WRITTEN EXERCISE —
Starting at the first line of the listing below, repeat each line exactly until the line containing "(ana) at (714,538.5)", which you include. Leave out pictures.

═══

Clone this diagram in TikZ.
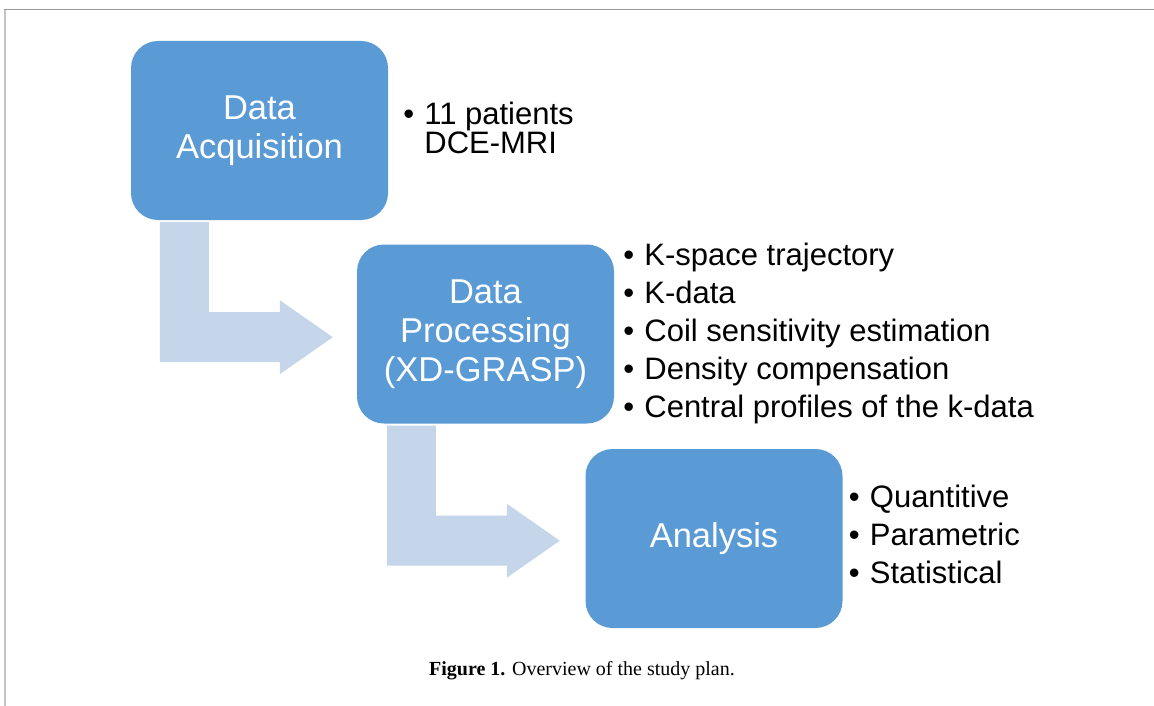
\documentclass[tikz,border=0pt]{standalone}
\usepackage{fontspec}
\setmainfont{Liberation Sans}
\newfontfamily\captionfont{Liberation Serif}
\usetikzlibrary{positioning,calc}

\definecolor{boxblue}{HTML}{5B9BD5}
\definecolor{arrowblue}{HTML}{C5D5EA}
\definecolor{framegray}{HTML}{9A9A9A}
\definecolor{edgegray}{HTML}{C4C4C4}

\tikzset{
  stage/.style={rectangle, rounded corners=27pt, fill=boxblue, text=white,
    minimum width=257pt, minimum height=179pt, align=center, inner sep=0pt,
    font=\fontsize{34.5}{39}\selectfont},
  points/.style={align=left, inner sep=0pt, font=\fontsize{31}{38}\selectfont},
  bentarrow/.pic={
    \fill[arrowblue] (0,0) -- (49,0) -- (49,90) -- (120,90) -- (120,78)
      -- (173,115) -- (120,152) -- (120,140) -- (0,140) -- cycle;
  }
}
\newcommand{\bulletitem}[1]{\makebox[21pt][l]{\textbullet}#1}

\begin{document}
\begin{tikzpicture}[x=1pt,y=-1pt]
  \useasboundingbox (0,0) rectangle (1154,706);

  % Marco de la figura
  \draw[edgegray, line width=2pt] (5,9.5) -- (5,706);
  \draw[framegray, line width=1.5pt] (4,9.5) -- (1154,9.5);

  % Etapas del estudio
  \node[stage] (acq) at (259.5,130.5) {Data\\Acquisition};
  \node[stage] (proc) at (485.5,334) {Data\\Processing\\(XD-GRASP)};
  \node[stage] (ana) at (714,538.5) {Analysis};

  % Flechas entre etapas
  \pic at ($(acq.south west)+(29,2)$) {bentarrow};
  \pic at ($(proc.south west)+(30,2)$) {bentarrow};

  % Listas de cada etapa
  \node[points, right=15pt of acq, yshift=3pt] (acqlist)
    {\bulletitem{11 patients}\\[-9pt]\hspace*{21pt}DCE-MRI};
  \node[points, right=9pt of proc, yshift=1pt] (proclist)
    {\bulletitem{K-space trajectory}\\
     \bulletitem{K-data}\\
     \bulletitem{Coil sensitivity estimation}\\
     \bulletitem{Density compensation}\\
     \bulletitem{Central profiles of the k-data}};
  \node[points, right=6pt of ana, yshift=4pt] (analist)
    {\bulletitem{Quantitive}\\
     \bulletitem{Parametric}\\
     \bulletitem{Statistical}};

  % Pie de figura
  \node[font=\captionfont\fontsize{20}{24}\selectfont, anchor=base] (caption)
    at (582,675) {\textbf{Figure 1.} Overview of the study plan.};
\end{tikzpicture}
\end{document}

═══

TASK RESULT —
Clone this diagram in TikZ.
\documentclass[tikz,border=0pt]{standalone}
\usepackage{fontspec}
\setmainfont{Liberation Sans}
\newfontfamily\captionfont{Liberation Serif}
\usetikzlibrary{positioning,calc}

\definecolor{boxblue}{HTML}{5B9BD5}
\definecolor{arrowblue}{HTML}{C5D5EA}
\definecolor{framegray}{HTML}{9A9A9A}
\definecolor{edgegray}{HTML}{C4C4C4}

\tikzset{
  stage/.style={rectangle, rounded corners=27pt, fill=boxblue, text=white,
    minimum width=257pt, minimum height=179pt, align=center, inner sep=0pt,
    font=\fontsize{34.5}{39}\selectfont},
  points/.style={align=left, inner sep=0pt, font=\fontsize{31}{38}\selectfont},
  bentarrow/.pic={
    \fill[arrowblue] (0,0) -- (49,0) -- (49,90) -- (120,90) -- (120,78)
      -- (173,115) -- (120,152) -- (120,140) -- (0,140) -- cycle;
  }
}
\newcommand{\bulletitem}[1]{\makebox[21pt][l]{\textbullet}#1}

\begin{document}
\begin{tikzpicture}[x=1pt,y=-1pt]
  \useasboundingbox (0,0) rectangle (1154,706);

  % Marco de la figura
  \draw[edgegray, line width=2pt] (5,9.5) -- (5,706);
  \draw[framegray, line width=1.5pt] (4,9.5) -- (1154,9.5);

  % Etapas del estudio
  \node[stage] (acq) at (259.5,130.5) {Data\\Acquisition};
  \node[stage] (proc) at (485.5,334) {Data\\Processing\\(XD-GRASP)};
  \node[stage] (ana) at (714,538.5) {Analysis};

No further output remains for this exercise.